The revised guidance redefines how insurers must account for co-YRT treaties. A treaty will fail to qualify for reinsurance accounting if it does not demonstrate sufficient risk transfer when evaluated in aggregate (rather than through separate, or bifurcated, testing of the coinsurance and YRT components), including situations where contractual provisions such as combined experience refunds or recapture rights link the performance of one component to the other. This may occur, for example, if coinsurance and YRT components offset each other, if YRT premiums are not reasonable relative to direct premiums, or if reinsurer exposure is limited only to extreme tail-loss scenarios. When risk transfer is deemed insufficient, the treaty no longer qualifies for reinsurance accounting and must instead be reported using deposit accounting. Under reinsurance accounting, when risk transfer is demonstrated, a portion of policy reserves is ceded to the reinsurer and offset on the ceding company’s balance sheet, producing immediate surplus relief. Under deposit accounting, by contrast, the arrangement is treated as if no risk has been transferred: gross reserves remain fully on the insurer’s balance sheet, while funds held by or due from the reinsurer are recorded only as deposits or admitted assets. Since these deposits do not offset reserves, reported reserves are higher, statutory surplus is lower and net income declines.

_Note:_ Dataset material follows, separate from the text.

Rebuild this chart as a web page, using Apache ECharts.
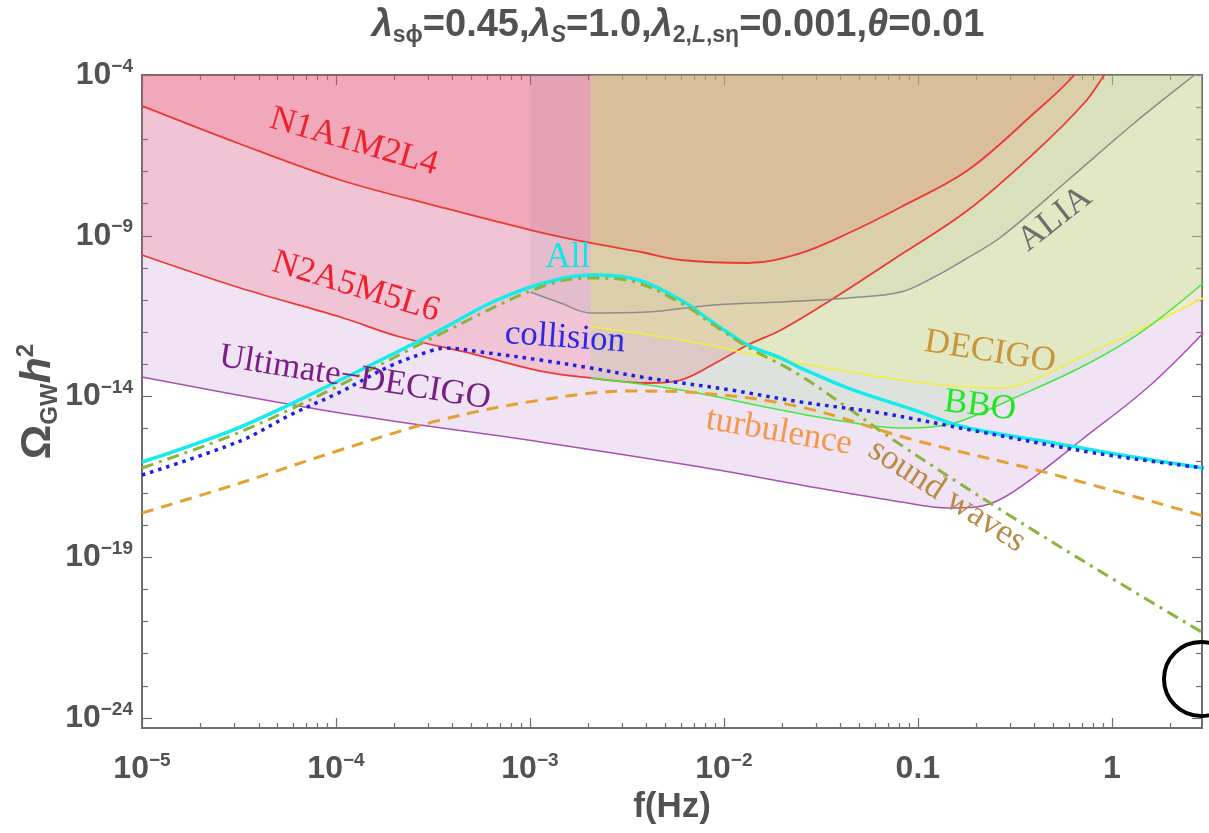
<!DOCTYPE html>
<html>
<head>
<meta charset="utf-8">
<script src="https://cdn.jsdelivr.net/npm/echarts@6/dist/echarts.min.js"></script>
<style>
  html, body { margin: 0; padding: 0; background: #ffffff; }
  #chart { width: 1209px; height: 833px; }
</style>
</head>
<body>
<div id="chart"></div>
<script>
// Every pair is [log10 f / Hz, log10 Ω_GW h^2].

// Detector sensitivity curves (regions above each curve are filled)
const n1a1m2l4 = [[-5,-4.96],[-4.494,-6.146],[-3.978,-7.266],[-3.462,-8.106],[-2.997,-8.821],[-2.687,-9.225],[-2.429,-9.505],[-2.222,-9.754],[-1.877,-9.848],[-1.603,-9.537],[-1.345,-8.883],[-1.087,-8.106],[-0.741,-6.955],[-0.4,-5.182],[-0.194,-4.0],[-0.08,-2.91]];
const n2a5m5l6 = [[-5,-9.599],[-4.494,-10.625],[-3.978,-11.527],[-3.668,-12.149],[-3.291,-12.678],[-2.945,-13.207],[-2.687,-13.425],[-2.393,-13.58],[-2.222,-13.487],[-2.052,-12.989],[-1.877,-12.398],[-1.706,-11.932],[-1.448,-10.998],[-1.138,-9.785],[-0.741,-8.199],[-0.4,-6.426],[-0.142,-4.871],[-0.039,-4.0],[0.049,-3.22]];
const ultimateDecigo = [[-5,-13.393],[-3.978,-14.513],[-2.945,-15.415],[-2.119,-16.193],[-1.603,-16.753],[-1.087,-17.281],[-0.844,-17.468],[-0.7,-17.437],[-0.571,-17.188],[-0.4,-16.504],[-0.157,-15.353],[0.188,-13.705],[0.472,-12.025]];
const alia = [[-2.997,-10.75],[-2.842,-11.092],[-2.687,-11.403],[-2.393,-11.372],[-2.052,-11.154],[-1.706,-11.061],[-1.36,-10.936],[-1.087,-10.75],[-0.916,-10.283],[-0.762,-9.754],[-0.571,-9.039],[-0.225,-7.266],[0.116,-5.493],[0.426,-4.0],[0.514,-3.6]];
const decigo = [[-2.687,-11.838],[-2.222,-12.243],[-1.706,-12.865],[-1.19,-13.393],[-0.829,-13.673],[-0.571,-13.736],[-0.416,-13.518],[-0.157,-12.771],[0.152,-11.9],[0.472,-10.936]];
const bbo = [[-2.687,-13.425],[-2.222,-13.798],[-1.706,-14.42],[-1.36,-14.793],[-1.087,-14.98],[-0.932,-14.949],[-0.777,-14.762],[-0.503,-14.047],[-0.157,-13.082],[0.152,-11.994],[0.472,-10.47]];

// Gravitational-wave spectra
const allSources = [[-5,-16.037],[-4.494,-14.949],[-3.978,-13.487],[-3.462,-11.932],[-3.203,-11.092],[-2.945,-10.501],[-2.687,-10.221],[-2.481,-10.314],[-2.222,-10.998],[-2.052,-11.714],[-1.877,-12.398],[-1.706,-12.803],[-1.603,-13.114],[-1.36,-13.736],[-1.02,-14.42],[-0.762,-14.949],[-0.328,-15.415],[0.049,-15.82],[0.472,-16.224]];
const collision = [[-5,-16.442],[-4.494,-15.384],[-4.236,-14.575],[-3.978,-13.86],[-3.72,-13.051],[-3.498,-12.554],[-3.436,-12.491],[-3.255,-12.616],[-2.945,-12.865],[-2.687,-13.114],[-2.393,-13.425],[-1.964,-13.798],[-1.603,-14.171],[-1.19,-14.513],[-0.674,-15.104],[-0.087,-15.757],[0.472,-16.224]];
const turbulence = [[-5,-17.624],[-4.494,-16.69],[-3.978,-15.664],[-3.462,-14.731],[-2.945,-14.109],[-2.481,-13.829],[-2.119,-13.891],[-1.603,-14.327],[-1.02,-15.353],[-0.328,-16.38],[0.472,-17.717]];
const soundWaves = [[-5,-16.224],[-4.494,-15.104],[-3.978,-13.642],[-3.462,-12.056],[-2.945,-10.594],[-2.687,-10.314],[-2.481,-10.407],[-2.222,-11.092],[-2.052,-11.776],[-1.877,-12.46],[-1.619,-13.3],[-1.345,-14.42],[-1.087,-15.509],[-0.571,-17.53],[-0.054,-19.459],[0.472,-21.356]];

// Axis ranges and tick positions (log10 units)
const xRange = [-5, 0.465];
const yRange = [-24.31, -4];
const xLabelTicks = [-5, -4, -3, -2, -1, 0];
const yLabelTicks = [-24, -19, -14, -9, -4];
const yDecadeTicks = [-24, -23, -22, -21, -20, -19, -18, -17, -16, -15, -14, -13, -12, -11, -10, -9, -8, -7, -6, -5, -4];

// Curve annotations: text, anchor [log10 f, log10 Ω], angle in degrees (clockwise)
const annotations = [
  { text: 'N1A1M2L4', at: [-3.907, -6.084], angle: 16, color: '#f0202c' },
  { text: 'N2A5M5L6', at: [-3.897, -10.594], angle: 17, color: '#f0202c' },
  { text: 'All', at: [-2.804, -9.692], angle: 0, color: '#10e6e6' },
  { text: 'collision', at: [-2.819, -12.18], angle: 4, color: '#2a2ae6' },
  { text: 'Ultimate\u2212DECIGO', at: [-3.902, -13.425], angle: 9, color: '#7a1f86' },
  { text: 'DECIGO', at: [-0.628, -12.616], angle: 9, color: '#c8963a' },
  { text: 'BBO', at: [-0.68, -14.296], angle: 7, color: '#22e622' },
  { text: 'turbulence', at: [-1.716, -15.104], angle: 10, color: '#f5964a' },
  { text: 'sound waves', at: [-0.85, -17.095], angle: 33, color: '#b88c48' },
  { text: 'ALIA', at: [-0.293, -8.479], angle: -38, color: '#6e6e6e' }
];

const xMinorTicks = [];
for (let d = -5; d <= 0; d++) {
  for (let k = 2; k <= 9; k++) {
    const v = d + Math.log10(k);
    if (v < xRange[1]) xMinorTicks.push(v);
  }
}
const yMinorTicks = yDecadeTicks.filter(v => yLabelTicks.indexOf(v) < 0);

const frameColor = '#6e6e6e';
const textColor = '#525252';
const sansFont = '"Liberation Sans", Arial, sans-serif';
const serifFont = '"Liberation Serif", "Times New Roman", serif';

const tickRich = {
  b: { fontSize: 32, fontWeight: 'bold', color: textColor, fontFamily: sansFont, lineHeight: 36 },
  e: { fontSize: 19, fontWeight: 'bold', color: textColor, fontFamily: sansFont, verticalAlign: 'top', lineHeight: 21 }
};
const powerLabel = v => {
  if (v === -1) return '{b|0.1}';
  if (v === 0) return '{b|1}';
  return '{b|10}{e|\u2212' + Math.abs(v) + '}';
};

function xAxisDef(position, ticks, len, withLabels) {
  return {
    type: 'value', gridIndex: 0, position: position, min: xRange[0], max: xRange[1],
    axisLine: { show: true, onZero: false, lineStyle: { color: frameColor, width: 2 } },
    axisTick: { show: true, inside: true, length: len, customValues: ticks, lineStyle: { color: frameColor, width: 1.2 } },
    axisLabel: withLabels ? { show: true, customValues: xLabelTicks, formatter: powerLabel, rich: tickRich, margin: 23 } : { show: false },
    splitLine: { show: false },
    name: withLabels ? 'f(Hz)' : '',
    nameLocation: 'middle', nameGap: 62, nameMoveOverlap: false,
    nameTextStyle: { fontSize: 35, fontWeight: 'bold', color: textColor, fontFamily: sansFont }
  };
}
function yAxisDef(position, ticks, len, withLabels) {
  return {
    type: 'value', gridIndex: 0, position: position, min: yRange[0], max: yRange[1],
    axisLine: { show: true, onZero: false, lineStyle: { color: frameColor, width: 2 } },
    axisTick: { show: true, inside: true, length: len, customValues: ticks, lineStyle: { color: frameColor, width: 1.2 } },
    axisLabel: withLabels ? { show: true, customValues: yLabelTicks, formatter: powerLabel, rich: tickRich, margin: 9 } : { show: false },
    splitLine: { show: false },
    name: withLabels ? '{o|\u03A9}{s|GW}{h|h}{p|2}' : '',
    nameLocation: 'middle', nameGap: 80, nameRotate: 90, nameMoveOverlap: false,
    nameTextStyle: {
      rich: {
        o: { fontSize: 43, fontWeight: 'bold', color: textColor, fontFamily: sansFont, lineHeight: 48 },
        s: { fontSize: 24, fontWeight: 'bold', color: textColor, fontFamily: sansFont, verticalAlign: 'bottom', lineHeight: 24 },
        h: { fontSize: 43, fontWeight: 'bold', fontStyle: 'italic', color: textColor, fontFamily: sansFont, lineHeight: 48 },
        p: { fontSize: 24, fontWeight: 'bold', color: textColor, fontFamily: sansFont, verticalAlign: 'top', lineHeight: 24 }
      }
    }
  };
}

function fillSeries(name, data, color) {
  return {
    name: name + ' region', type: 'line', data: data, xAxisIndex: 0, yAxisIndex: 0,
    showSymbol: false, symbol: 'none', smooth: 0.35, silent: true, z: 1,
    lineStyle: { width: 0, opacity: 0 },
    areaStyle: { color: color, origin: 'end', opacity: 1 }
  };
}
function curveSeries(name, data, color, width, dash, z) {
  return {
    name: name, type: 'line', data: data, xAxisIndex: 0, yAxisIndex: 0,
    showSymbol: false, symbol: 'none', smooth: 0.35, silent: true, z: z,
    lineStyle: { color: color, width: width, type: dash || 'solid', cap: 'butt' }
  };
}

const chart = echarts.init(document.getElementById('chart'), null, { renderer: 'canvas' });

const titleRich = {
  n: { fontSize: 38, fontWeight: 'bold', color: textColor, fontFamily: sansFont, lineHeight: 42 },
  l: { fontSize: 38, fontWeight: 'bold', fontStyle: 'italic', color: textColor, fontFamily: sansFont, lineHeight: 42 },
  s: { fontSize: 23, fontWeight: 'bold', color: textColor, fontFamily: sansFont, verticalAlign: 'bottom', lineHeight: 20 },
  si: { fontSize: 23, fontWeight: 'bold', fontStyle: 'italic', color: textColor, fontFamily: sansFont, verticalAlign: 'bottom', lineHeight: 20 }
};

chart.setOption({
  animation: false,
  backgroundColor: '#ffffff',
  title: {
    text: '{l|\u03BB}{s|s\u03D5}{n|=0.45,}{l|\u03BB}{si|S}{n|=1.0,}{l|\u03BB}{s|2,}{si|L}{s|,s\u03B7}{n|=0.001,}{l|\u03B8}{n|=0.01}',
    left: 673, top: 0, textAlign: 'center',
    textStyle: { rich: titleRich }
  },
  grid: { left: 142, right: 7, top: 75, bottom: 105, containLabel: false, outerBoundsMode: 'none' },
  xAxis: [
    xAxisDef('bottom', xLabelTicks, 10, true),
    xAxisDef('bottom', xMinorTicks, 5, false),
    xAxisDef('top', xLabelTicks, 10, false),
    xAxisDef('top', xMinorTicks, 5, false)
  ],
  yAxis: [
    yAxisDef('left', yLabelTicks, 10, true),
    yAxisDef('left', yMinorTicks, 6, false),
    yAxisDef('right', yLabelTicks, 10, false),
    yAxisDef('right', yMinorTicks, 6, false)
  ],
  series: [
    fillSeries('Ultimate-DECIGO', ultimateDecigo, 'rgba(180,120,200,0.2)'),
    fillSeries('N2A5M5L6', n2a5m5l6, 'rgba(240,60,80,0.19)'),
    fillSeries('N1A1M2L4', n1a1m2l4, 'rgba(240,60,80,0.2)'),
    fillSeries('ALIA', alia, 'rgba(128,128,128,0.1)'),
    fillSeries('BBO', bbo, 'rgba(150,220,140,0.2)'),
    fillSeries('DECIGO', decigo, 'rgba(245,255,90,0.2)'),
    curveSeries('Ultimate-DECIGO', ultimateDecigo, '#a652b0', 1.5, null, 3),
    curveSeries('N2A5M5L6', n2a5m5l6, '#ea3a36', 1.8, null, 3),
    curveSeries('N1A1M2L4', n1a1m2l4, '#ea3a36', 1.8, null, 3),
    curveSeries('ALIA', alia, '#8c8c8c', 1.5, null, 3),
    curveSeries('DECIGO', decigo, '#f0f03c', 1.5, null, 3),
    curveSeries('BBO', bbo, '#46e646', 1.5, null, 3),
    curveSeries('All', allSources, '#14ebeb', 3.5, null, 4),
    curveSeries('sound waves', soundWaves, '#8cb43c', 3, [12, 6, 3, 6], 5),
    curveSeries('turbulence', turbulence, '#e6a032', 3, [12, 8], 5),
    curveSeries('collision', collision, '#1e1ee6', 3.5, [3.5, 5], 6)
  ]
});

// Place the curve annotations from their data anchors
const toPx = pt => chart.convertToPixel({ seriesIndex: 0 }, pt);
const graphics = annotations.map(a => {
  const p = toPx(a.at);
  return {
    type: 'text', x: p[0], y: p[1], rotation: -a.angle * Math.PI / 180, z: 50, silent: true,
    style: { text: a.text, fill: a.color, font: '35px ' + serifFont, align: 'center', verticalAlign: 'middle' }
  };
});
graphics.push({
  type: 'circle', shape: { cx: 1201, cy: 679, r: 37 }, z: 60, silent: true,
  style: { fill: 'rgba(0,0,0,0)', stroke: '#000000', lineWidth: 4 }
});
chart.setOption({ graphic: graphics });
</script>
</body>
</html>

Interdependent treaty features must be evaluated in aggregate. Co-YRT structures with risk exposure limited to tail-loss scenarios are likely to be treated as non-proportional, meaning reserve credit is recognized only once losses reach the point where the reinsurer begins to assume liability. Where experience refunds operate on a combined basis (rather than separately for coinsurance and YRT), the reinsurer’s exposure can be neutralized by offsetting gains and losses across components, making aggregate testing essential to confirm genuine risk transfer. Similarly, recapture or termination rights that apply only at the combined contract level further reinforce the need for aggregate evaluation. Any prospective credit must be calculated on a best-estimate basis, reflecting the present value of expected recoveries minus guaranteed premiums, so that insurers take credit only for the portion of risk the reinsurer genuinely bears.

While SAPWG initially framed these revisions as a clarification, the FCC draft now confirms that the revisions would apply prospectively and reinsurance agreements already approved or not disapproved by domiciliary regulators before the effective date would be exempt from re-evaluation.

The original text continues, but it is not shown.